■ The exercise
From the entries below, reproduce exactly the lines from the one with "Generate a Python" through the one with "y_ticks = [0, 2000, 4000, 6000, 8000, 10000, 12000, 14000]", both included, without images.
═══ Source data ═══
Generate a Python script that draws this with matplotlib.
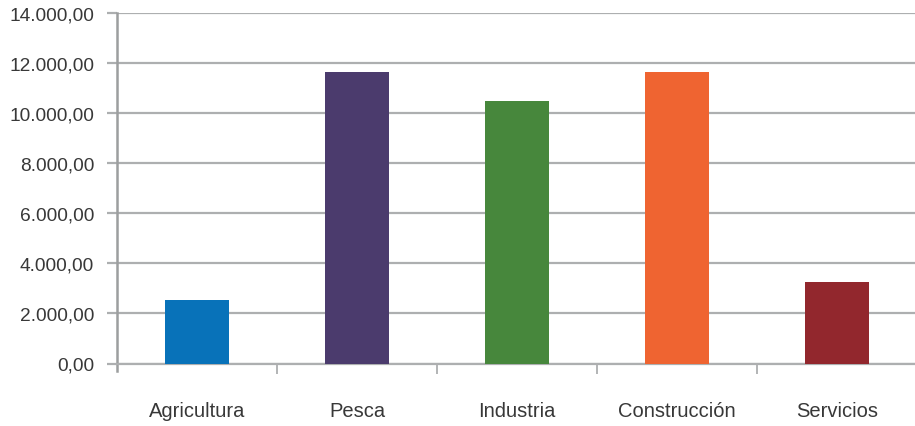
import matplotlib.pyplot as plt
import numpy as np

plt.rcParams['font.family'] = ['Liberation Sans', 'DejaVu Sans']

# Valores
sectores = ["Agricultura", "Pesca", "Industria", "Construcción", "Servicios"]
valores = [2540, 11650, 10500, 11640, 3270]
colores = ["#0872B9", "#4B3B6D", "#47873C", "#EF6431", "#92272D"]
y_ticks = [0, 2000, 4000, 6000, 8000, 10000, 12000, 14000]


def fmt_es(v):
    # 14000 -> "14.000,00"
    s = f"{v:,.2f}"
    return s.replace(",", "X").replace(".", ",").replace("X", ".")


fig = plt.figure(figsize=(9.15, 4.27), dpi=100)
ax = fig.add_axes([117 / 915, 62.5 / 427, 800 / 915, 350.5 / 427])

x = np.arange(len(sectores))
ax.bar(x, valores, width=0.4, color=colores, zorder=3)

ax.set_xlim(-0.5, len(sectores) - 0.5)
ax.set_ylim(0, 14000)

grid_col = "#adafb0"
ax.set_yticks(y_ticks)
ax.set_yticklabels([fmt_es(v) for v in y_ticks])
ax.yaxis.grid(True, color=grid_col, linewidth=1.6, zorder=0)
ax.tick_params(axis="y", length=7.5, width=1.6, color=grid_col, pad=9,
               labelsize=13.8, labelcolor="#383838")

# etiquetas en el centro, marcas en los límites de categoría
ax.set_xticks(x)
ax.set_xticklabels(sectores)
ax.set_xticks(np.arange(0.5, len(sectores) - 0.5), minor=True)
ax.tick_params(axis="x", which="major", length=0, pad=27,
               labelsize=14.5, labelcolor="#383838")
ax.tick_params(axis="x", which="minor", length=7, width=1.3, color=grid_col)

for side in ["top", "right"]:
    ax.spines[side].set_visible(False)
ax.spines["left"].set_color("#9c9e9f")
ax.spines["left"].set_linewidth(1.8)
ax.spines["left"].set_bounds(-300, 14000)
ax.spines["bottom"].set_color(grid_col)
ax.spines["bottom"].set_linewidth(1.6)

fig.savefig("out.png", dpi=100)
═══
═══ Source data ═══
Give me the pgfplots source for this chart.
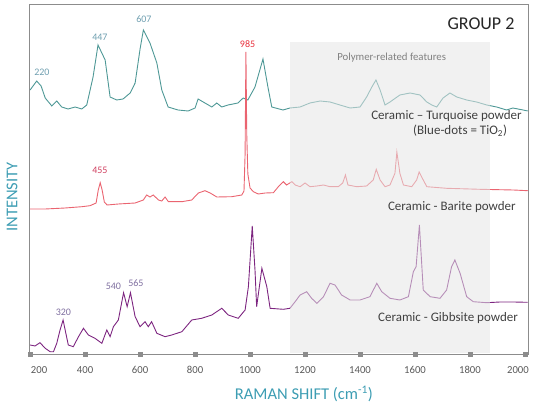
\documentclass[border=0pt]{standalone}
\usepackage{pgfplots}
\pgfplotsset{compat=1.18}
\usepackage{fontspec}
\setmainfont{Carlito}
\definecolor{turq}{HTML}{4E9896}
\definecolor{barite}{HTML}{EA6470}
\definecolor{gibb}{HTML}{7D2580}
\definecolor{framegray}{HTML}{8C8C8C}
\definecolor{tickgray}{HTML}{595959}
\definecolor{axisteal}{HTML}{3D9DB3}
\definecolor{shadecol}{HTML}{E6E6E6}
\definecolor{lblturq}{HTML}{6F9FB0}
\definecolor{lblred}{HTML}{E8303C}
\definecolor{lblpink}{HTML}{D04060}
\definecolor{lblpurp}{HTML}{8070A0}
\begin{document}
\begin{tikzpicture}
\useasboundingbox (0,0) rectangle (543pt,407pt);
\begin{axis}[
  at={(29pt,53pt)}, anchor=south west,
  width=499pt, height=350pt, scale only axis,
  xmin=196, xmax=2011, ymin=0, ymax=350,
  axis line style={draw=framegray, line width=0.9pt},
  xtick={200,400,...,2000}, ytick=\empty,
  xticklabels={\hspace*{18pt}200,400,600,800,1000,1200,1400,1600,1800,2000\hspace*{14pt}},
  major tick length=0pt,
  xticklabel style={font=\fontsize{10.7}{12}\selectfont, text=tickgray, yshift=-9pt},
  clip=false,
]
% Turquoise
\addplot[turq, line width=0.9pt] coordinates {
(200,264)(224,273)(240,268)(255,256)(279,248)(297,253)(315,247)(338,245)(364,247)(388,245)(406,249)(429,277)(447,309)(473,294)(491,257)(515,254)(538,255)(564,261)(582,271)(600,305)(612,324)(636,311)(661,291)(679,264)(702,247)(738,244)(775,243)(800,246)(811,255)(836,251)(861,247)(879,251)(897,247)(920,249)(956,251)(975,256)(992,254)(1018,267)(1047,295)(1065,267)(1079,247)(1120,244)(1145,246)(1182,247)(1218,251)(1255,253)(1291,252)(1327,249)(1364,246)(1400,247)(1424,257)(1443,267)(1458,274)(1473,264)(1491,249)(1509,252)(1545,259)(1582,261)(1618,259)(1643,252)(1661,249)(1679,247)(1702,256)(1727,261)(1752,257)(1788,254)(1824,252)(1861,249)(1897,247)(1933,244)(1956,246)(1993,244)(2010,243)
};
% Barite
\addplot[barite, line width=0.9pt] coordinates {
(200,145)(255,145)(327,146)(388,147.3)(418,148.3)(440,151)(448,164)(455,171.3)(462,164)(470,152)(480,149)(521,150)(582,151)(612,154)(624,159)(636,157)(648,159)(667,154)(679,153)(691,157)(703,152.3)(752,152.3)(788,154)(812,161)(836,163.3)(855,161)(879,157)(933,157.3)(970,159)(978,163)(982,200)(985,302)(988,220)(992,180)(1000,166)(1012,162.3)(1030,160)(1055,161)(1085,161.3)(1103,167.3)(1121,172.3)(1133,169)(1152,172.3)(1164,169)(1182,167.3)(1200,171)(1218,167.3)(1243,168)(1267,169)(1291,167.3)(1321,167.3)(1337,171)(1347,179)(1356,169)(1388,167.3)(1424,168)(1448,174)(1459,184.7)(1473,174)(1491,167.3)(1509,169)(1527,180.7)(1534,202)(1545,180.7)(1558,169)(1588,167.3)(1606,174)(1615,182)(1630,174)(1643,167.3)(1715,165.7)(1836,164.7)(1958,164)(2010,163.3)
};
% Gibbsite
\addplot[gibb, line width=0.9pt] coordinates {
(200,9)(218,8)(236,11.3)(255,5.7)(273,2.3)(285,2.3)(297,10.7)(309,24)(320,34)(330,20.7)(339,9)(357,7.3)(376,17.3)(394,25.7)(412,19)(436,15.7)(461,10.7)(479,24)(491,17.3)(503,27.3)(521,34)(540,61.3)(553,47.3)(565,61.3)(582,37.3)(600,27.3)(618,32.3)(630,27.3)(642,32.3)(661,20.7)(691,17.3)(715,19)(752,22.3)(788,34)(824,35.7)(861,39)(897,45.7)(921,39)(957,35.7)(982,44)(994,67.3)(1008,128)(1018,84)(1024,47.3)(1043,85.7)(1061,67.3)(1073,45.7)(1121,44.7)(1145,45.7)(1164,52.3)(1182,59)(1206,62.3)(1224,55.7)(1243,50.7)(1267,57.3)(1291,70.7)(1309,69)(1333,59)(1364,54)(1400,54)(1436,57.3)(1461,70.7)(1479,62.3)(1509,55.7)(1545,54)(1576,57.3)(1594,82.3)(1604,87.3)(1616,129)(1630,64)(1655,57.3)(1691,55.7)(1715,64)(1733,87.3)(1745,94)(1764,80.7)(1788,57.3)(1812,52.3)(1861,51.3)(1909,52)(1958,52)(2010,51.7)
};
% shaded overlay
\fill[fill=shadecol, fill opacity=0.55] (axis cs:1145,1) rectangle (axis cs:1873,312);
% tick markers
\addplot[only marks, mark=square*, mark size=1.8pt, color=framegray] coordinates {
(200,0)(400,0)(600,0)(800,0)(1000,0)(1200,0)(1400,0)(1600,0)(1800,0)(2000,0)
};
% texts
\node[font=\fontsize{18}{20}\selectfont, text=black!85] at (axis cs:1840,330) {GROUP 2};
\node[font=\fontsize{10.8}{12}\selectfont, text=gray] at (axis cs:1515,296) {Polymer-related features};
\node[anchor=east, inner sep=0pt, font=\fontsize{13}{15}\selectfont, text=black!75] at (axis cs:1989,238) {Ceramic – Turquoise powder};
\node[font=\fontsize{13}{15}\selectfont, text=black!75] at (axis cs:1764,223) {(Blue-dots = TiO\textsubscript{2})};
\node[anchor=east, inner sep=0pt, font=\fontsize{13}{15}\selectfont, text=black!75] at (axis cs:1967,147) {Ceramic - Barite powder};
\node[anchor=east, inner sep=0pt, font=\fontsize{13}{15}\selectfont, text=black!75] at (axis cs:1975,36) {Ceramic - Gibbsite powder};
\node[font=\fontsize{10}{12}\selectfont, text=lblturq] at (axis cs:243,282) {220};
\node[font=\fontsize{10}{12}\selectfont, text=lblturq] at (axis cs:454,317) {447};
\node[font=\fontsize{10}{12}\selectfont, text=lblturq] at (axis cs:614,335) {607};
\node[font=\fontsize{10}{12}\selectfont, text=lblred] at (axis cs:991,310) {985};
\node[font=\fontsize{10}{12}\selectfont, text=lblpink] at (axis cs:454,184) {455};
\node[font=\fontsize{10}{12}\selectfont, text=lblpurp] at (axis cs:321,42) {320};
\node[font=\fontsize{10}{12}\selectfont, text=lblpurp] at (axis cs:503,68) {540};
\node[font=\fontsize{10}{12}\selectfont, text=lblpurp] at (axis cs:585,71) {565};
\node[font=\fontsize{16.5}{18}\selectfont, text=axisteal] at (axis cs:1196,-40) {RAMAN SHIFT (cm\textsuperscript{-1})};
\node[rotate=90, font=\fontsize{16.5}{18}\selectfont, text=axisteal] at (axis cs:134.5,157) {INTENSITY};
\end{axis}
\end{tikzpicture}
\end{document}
═══
■ Output
Generate a Python script that draws this with matplotlib.
import matplotlib.pyplot as plt
import numpy as np

plt.rcParams['font.family'] = ['Liberation Sans', 'DejaVu Sans']

# Valores
sectores = ["Agricultura", "Pesca", "Industria", "Construcción", "Servicios"]
valores = [2540, 11650, 10500, 11640, 3270]
colores = ["#0872B9", "#4B3B6D", "#47873C", "#EF6431", "#92272D"]
y_ticks = [0, 2000, 4000, 6000, 8000, 10000, 12000, 14000]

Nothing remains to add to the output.